Au point de la dernière bifurcation dont nous venons de parler, le couloir primordial continue à monter, par une pente raide, dans l'intérieur de la pyramide, mais alors sa hauteur, de un mètre quatre-vingt-deux centimètres s'élève jusqu'à vingt mètres. Formée de neuf assises dont les sept supérieures sont disposées en encorbellement, cette galerie de granit aboutit à un palier terminé par un vestibule dont la hauteur est divisée par des rainures verticales, espèces de coulisses où devaient s'engager des dalles de granit, afin de masquer l'entrée de la chambre sépulcrale.


"Lorsqu'on pénétra dans son tombeau, le couvercle du sarcophage avait été brisé et dispersé, et la momie avait disparu"
Cette chambre est toute en granit, les pierres bien appareillées, mais sans aucune décoration.
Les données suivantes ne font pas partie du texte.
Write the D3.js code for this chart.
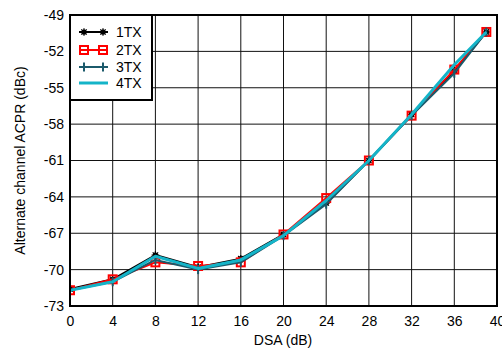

Sur ses parois N. et S. deux petits canaux ascendants ont été ménagés, vraisemblablement pour l'aération du monument. Le sarcophage de granit, sans sculpture, est placé à l'extrémité de la chambre, à droite en entrant.
Au-dessus de cette chambre sont cinq petites pièces destinées à soulager le plafond de la charge de l'édifice, en ménageant au-dessus de ce plafond des vides propres à diminuer l'excessive pression de la masse supérieure.


Tel est le tombeau du pharaon Chéops qui mourut environ quatre mille ans avant J.-C. Quand on l'eut déposé dans son sarcophage de granit rose, les ouvriers, en se retirant, firent glisser les dalles dans les rainures, puis comblèrent les couloirs avec des blocs de rocher mêlés de ciment. Les explorateurs modernes furent obligés d'arracher avec le pic ces blocs qui encombraient les galeries. Précaution ingénieuse mais qui n'avait malheureusement pas garanti le pharaon du pillage, car, lorsqu'on pénétra dans son tombeau, le couvercle du sarcophage avait été brisé et dispersé, et la momie avait disparu.


La pyramide de Chéops servit de modèle à toutes les autres pyramides de l'Égypte.
Sa hauteur est de près de cent quarante mètres, la longueur de sa base atteint près de deux cent trente-trois mètres. Ses matériaux ont été si ingénieusement appareillés par un système d'arêtes rentrant les unes dans les autres, qu'il est impossible de constater sur aucun point du monument le plus léger écart ni la moindre dégradation. Elle est enfin si exactement orientée, chacun de ses quatre angles faisant face à l'un des quatre points cardinaux, que, même aujourd'hui, on tracerait difficilement une méridienne d'une aussi grande étendue sans dévier. Aucune décoration, aucune inscription n'existe sur les murs de la chambre sépulcrale qui sont parfaitement lisses, non plus que sur le sarcophage. Les pierres des cinq petites chambres pratiquées au-dessus de la salle funèbre, cependant, sont marquées du cartouche de Chéops et des signes particuliers que les ouvriers traçaient habituellement sur les matériaux en les extrayant de la carrière.